= Carl Cushnie =

Carlton Ellington ("Carl") Cushnie is a businessman from the United Kingdom. In the late-1990s, he was estimated to be the richest black man in Europe and among the 100 wealthiest people in Britain. However his finance company, Versailles, went bust after an investigation by the Department of Trade and Industry in 1999 revealed that most of the company's trading turnover was fabricated and the company was part of a Ponzi scheme. Cushnie was sentenced to six years in prison in 2004 after being found guilty of conspiracy to defraud.

==Biography==

Cushnie was born in Kingston, Jamaica, and moved to London at the age of 13. He began his career as a computer programmer at ICL, before going on to found a software business, Pentagon Business Systems PLC. He later founded Versailles, a group of companies which purported to be involved in the factoring business, effectively providing loans to manufacturers by buying their merchandise after a sale had been agreed to another company but before they had been paid for it. Potential investors were told that Cushnie used computer software to personally keep track of exactly what each investor's money had bought, whether it be "shorts or golf balls".

In fact, the company only made one such trade, on which it lost money. Although one department was trading legitimately, the large majority of the company's turnover was produced by moving money back and forth between companies controlled by Cushnie and his co-director, Frederick Clough, who had also been part of Pentagon Business Systems. 'Profits' paid out came from new capital from investors and bank loans, "a classic Ponzi scheme".

The company was floated on the Alternative Investment Market in 1995 and moved to the full London Stock Exchange Official List in 1997. Its share price was 8 pence at the time of flotation, and rose to 250 pence in December 1999, thanks to annual accounts showing turnover and assets significantly higher than they in fact were. Cushnie retained a controlling stake in the company which gave him an estimated worth of £340 million, and sold part of his shareholding at the top of the market for £28.6 million.

In 1999, following a six-figure donation to the Labour Party, Cushnie was chosen by Tony Blair to appear in a European election broadcast for the party alongside Mick Hucknall and Alex Ferguson. In the broadcast, Cushnie spoke flatteringly about Blair's leadership abilities.

On 5 May 1999, before the broadcast, the Department of Trade and Industry had instigated an investigation into the company, and in November accountants were asked to examine it under the rules of the LSE. Trading in the shares, then at 268p giving the company a value of £632 million, was suspended on 8 December 1999. Versailles collapsed after it emerged that its reported turnover had been fabricated.

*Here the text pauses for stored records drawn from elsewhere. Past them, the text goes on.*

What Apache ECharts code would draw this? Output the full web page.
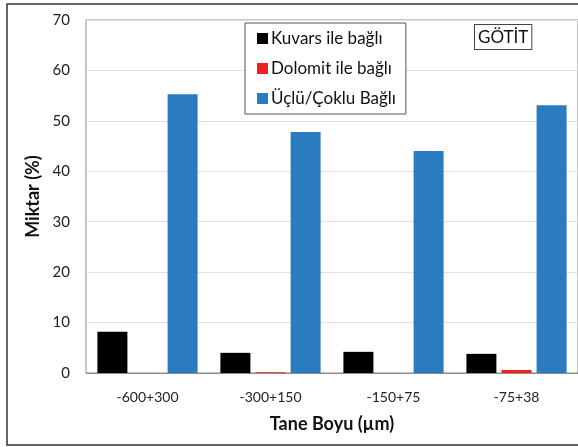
<!DOCTYPE html>
<html>
<head>
<meta charset="utf-8">
<script src="https://cdn.jsdelivr.net/npm/echarts@6/dist/echarts.min.js"></script>
<style>
  html, body { margin: 0; padding: 0; background: #fff; }
  #chart { width: 578px; height: 447px; }
</style>
</head>
<body>
<div id="chart"></div>
<script>
var categories = ['-600+300', '-300+150', '-150+75', '-75+38']
var kuvars = [8.2, 4.0, 4.2, 3.8]
var dolomit = [0, 0.15, 0, 0.6]
var coklu = [55.3, 47.8, 44.0, 53.1]
var yTicks = [0, 10, 20, 30, 40, 50, 60, 70]

var font = 'Lato, "DejaVu Sans", sans-serif'
var chart = echarts.init(document.getElementById('chart'))

var option = {
  animation: false,
  textStyle: { fontFamily: font },
  grid: {
    left: 86,
    top: 20,
    width: 495,
    height: 353,
    show: true,
    borderColor: '#8c8c8c',
    borderWidth: 1
  },
  legend: {
    orient: 'vertical',
    left: 245,
    top: 23,
    width: 163,
    padding: [7, 10, 7, 12],
    backgroundColor: '#fff',
    borderColor: '#555',
    borderWidth: 1,
    itemWidth: 11,
    itemHeight: 11,
    itemGap: 13,
    icon: 'rect',
    textStyle: { fontSize: 17, color: '#111', fontFamily: font, padding: [0, 0, 0, -2] },
    data: ['Kuvars ile bağlı', 'Dolomit ile bağlı', 'Üçlü/Çoklu Bağlı']
  },
  graphic: [
    {
      type: 'rect',
      shape: { x: 7, y: 4, width: 600, height: 441 },
      style: { fill: 'none', stroke: '#333', lineWidth: 1.5 },
      silent: true
    },
    {
      type: 'text',
      left: 474,
      top: 24,
      style: {
        text: 'GÖTİT',
        fontSize: 17,
        fontFamily: font,
        fill: '#111',
        backgroundColor: '#fff',
        borderColor: '#444',
        borderWidth: 1,
        padding: [4, 3, 3, 3]
      }
    }
  ],
  xAxis: {
    type: 'category',
    data: categories,
    name: 'Tane Boyu (µm)',
    nameLocation: 'middle',
    nameGap: 42,
    nameTextStyle: { fontSize: 18, fontWeight: 'bold', color: '#111', fontFamily: font },
    axisLine: { lineStyle: { color: '#8c8c8c', width: 1 } },
    axisTick: { show: false },
    axisLabel: { fontSize: 14, color: '#222', margin: 17, fontFamily: font }
  },
  yAxis: {
    type: 'value',
    min: yTicks[0],
    max: yTicks[yTicks.length - 1],
    interval: 10,
    name: 'Miktar (%)',
    nameLocation: 'middle',
    nameRotate: 90,
    nameGap: 41,
    nameTextStyle: { fontSize: 18, fontWeight: 'bold', color: '#111', fontFamily: font },
    axisLine: { show: false },
    axisTick: { show: false },
    axisLabel: { fontSize: 15, color: '#222', margin: 16, fontFamily: font },
    splitLine: { lineStyle: { color: '#e0e0e0', width: 1 } }
  },
  series: [
    {
      name: 'Kuvars ile bağlı',
      type: 'bar',
      data: kuvars,
      barWidth: 30,
      barGap: '17%',
      itemStyle: { color: '#000' }
    },
    {
      name: 'Dolomit ile bağlı',
      type: 'bar',
      data: dolomit,
      barWidth: 30,
      barGap: '17%',
      itemStyle: { color: '#ee2020' }
    },
    {
      name: 'Üçlü/Çoklu Bağlı',
      type: 'bar',
      data: coklu,
      barWidth: 30,
      barGap: '17%',
      itemStyle: { color: '#2b7bc1' }
    }
  ]
}

chart.setOption(option, true)
</script>
</body>
</html>
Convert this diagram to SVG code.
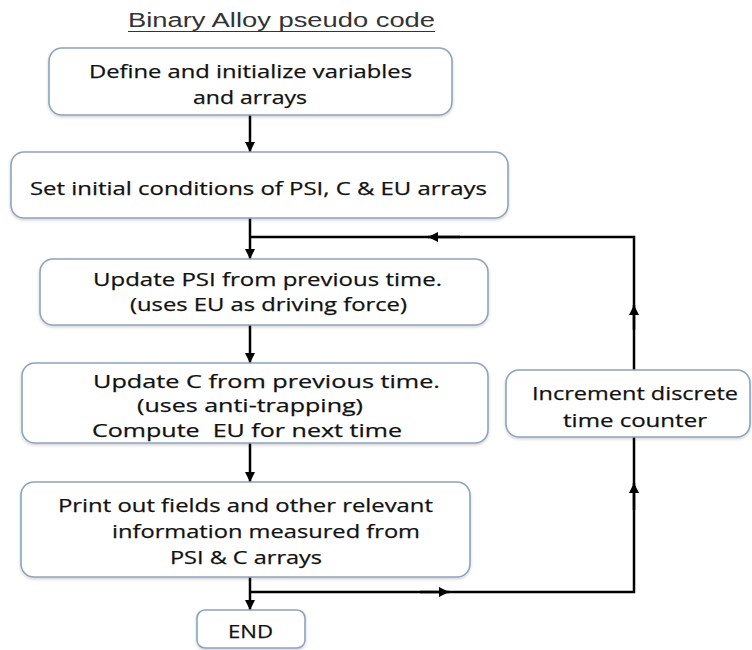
<svg xmlns="http://www.w3.org/2000/svg" width="752" height="650" viewBox="0 0 752 650">
<defs>
<marker id="ah" viewBox="0 0 10 10" refX="10" refY="5" markerWidth="4" markerHeight="4" orient="auto" markerUnits="strokeWidth">
<path d="M0,0 L10,5 L0,10 z" fill="#000"/>
</marker>
<filter id="sh" x="-5%" y="-10%" width="110%" height="130%">
<feDropShadow dx="0" dy="1.5" stdDeviation="1.5" flood-color="#000" flood-opacity="0.18"/>
</filter>
</defs>
<style>
.box{fill:#fff;stroke:#8ea3bd;stroke-width:1.6;filter:url(#sh)}
.t{font-family:"Open Sans","Noto Sans","DejaVu Sans",sans-serif;font-size:19px;fill:#111;stroke:#111;stroke-width:0.25}
.title{font-family:"Liberation Sans",Arial,sans-serif;font-size:20px;fill:#333}
.ln{fill:none;stroke:#000;stroke-width:2.5}
.ar{fill:none;stroke:#000;stroke-width:2.5;marker-end:url(#ah)}
</style>
<rect width="752" height="650" fill="#fff"/>
<g id="title">
<text class="title" x="128" y="27" textLength="307" lengthAdjust="spacingAndGlyphs">Binary Alloy pseudo code</text>
<line x1="128" y1="31.5" x2="435" y2="31.5" stroke="#333" stroke-width="1.2"/>
</g>
<g id="connectors">
<path class="ar" d="M250,115 L250,152"/>
<path class="ar" d="M250,218 L250,259"/>
<path class="ln" d="M634,370 L634,237 L250,237"/>
<path class="ar" d="M634,330 L634,305"/>
<path class="ar" d="M460,237 L428,237"/>
<path class="ar" d="M250,325 L250,363"/>
<path class="ar" d="M250,443 L250,482"/>
<path class="ar" d="M250,577 L250,610"/>
<path class="ln" d="M250,592 L634,592 L634,437"/>
<path class="ar" d="M420,592 L449,592"/>
<path class="ar" d="M634,510 L634,483"/>
</g>
<g id="n1">
<rect class="box" x="49" y="48" width="403" height="67" rx="13"/>
<text class="t" x="89" y="78" textLength="323" lengthAdjust="spacingAndGlyphs">Define and initialize variables</text>
<text class="t" x="193" y="104" textLength="114" lengthAdjust="spacingAndGlyphs">and arrays</text>
</g>
<g id="n2">
<rect class="box" x="11" y="152" width="497" height="66" rx="13"/>
<text class="t" x="30" y="195" textLength="457" lengthAdjust="spacingAndGlyphs">Set initial conditions of PSI, C &amp; EU arrays</text>
</g>
<g id="n3">
<rect class="box" x="40" y="259" width="448" height="66" rx="13"/>
<text class="t" x="93" y="286" textLength="349" lengthAdjust="spacingAndGlyphs">Update PSI from previous time.</text>
<text class="t" x="130" y="311" textLength="277" lengthAdjust="spacingAndGlyphs">(uses EU as driving force)</text>
</g>
<g id="n4">
<rect class="box" x="22" y="363" width="466" height="80" rx="13"/>
<text class="t" x="93" y="388" textLength="347" lengthAdjust="spacingAndGlyphs">Update C from previous time.</text>
<text class="t" x="137" y="412" textLength="226" lengthAdjust="spacingAndGlyphs">(uses anti-trapping)</text>
<text class="t" x="92" y="437" textLength="310" lengthAdjust="spacingAndGlyphs" xml:space="preserve" style="white-space:pre">Compute  EU for next time</text>
</g>
<g id="n5">
<rect class="box" x="506" y="370" width="244" height="67" rx="13"/>
<text class="t" x="532" y="400" textLength="206" lengthAdjust="spacingAndGlyphs">Increment discrete</text>
<text class="t" x="563" y="427" textLength="144" lengthAdjust="spacingAndGlyphs">time counter</text>
</g>
<g id="n6">
<rect class="box" x="21" y="482" width="449" height="95" rx="13"/>
<text class="t" x="58" y="512" textLength="375" lengthAdjust="spacingAndGlyphs">Print out fields and other relevant</text>
<text class="t" x="112" y="538" textLength="308" lengthAdjust="spacingAndGlyphs">information measured from</text>
<text class="t" x="170" y="564" textLength="152" lengthAdjust="spacingAndGlyphs">PSI &amp; C arrays</text>
</g>
<g id="n7">
<rect class="box" x="197" y="610" width="108" height="38" rx="8"/>
<text class="t" x="228" y="638" textLength="45" lengthAdjust="spacingAndGlyphs">END</text>
</g>
</svg>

Cushnie claimed that the fraud had been perpetrated by the Versailles finance director, Clough, and that he was unaware of it. In 2004, at their four-month-long trial, Cushnie exercised his right not to give evidence while Clough, who had been stealing money from the company, pleaded guilty and gave evidence for the prosecution. After ten days of jury deliberations, Cushnie was found guilty of fraud in one of the smaller trading companies but cleared of the larger fraud in Versailles and both men were sentenced to six years in prison (Clough's sentence later being reduced to five years on appeal) and banned from being directors of any company for many years. Cushnie was also ordered to pay back £10,140,732 of the money he had defrauded or serve an additional three years.

In June 2001, one month before charges were brought against him, Cushnie transferred control of a substantial property in the south of France to his sister. This was challenged by those who had lost money in his company, and a judge described his explanation that it was done for inheritance tax reasons as "highly unconvincing". Following his conviction, one investor sued to recover their losses. Cushnie first claimed that they were not the relevant investor, a suggestion described as "completely fanciful" by the judge, then that the documents were forgeries, which the judge said had "simply no evidence" to support it.

Although his appeal against conviction was refused, he continues to maintain that he was innocent of all fraud committed within the company. Cushnie continues to reside in the UK.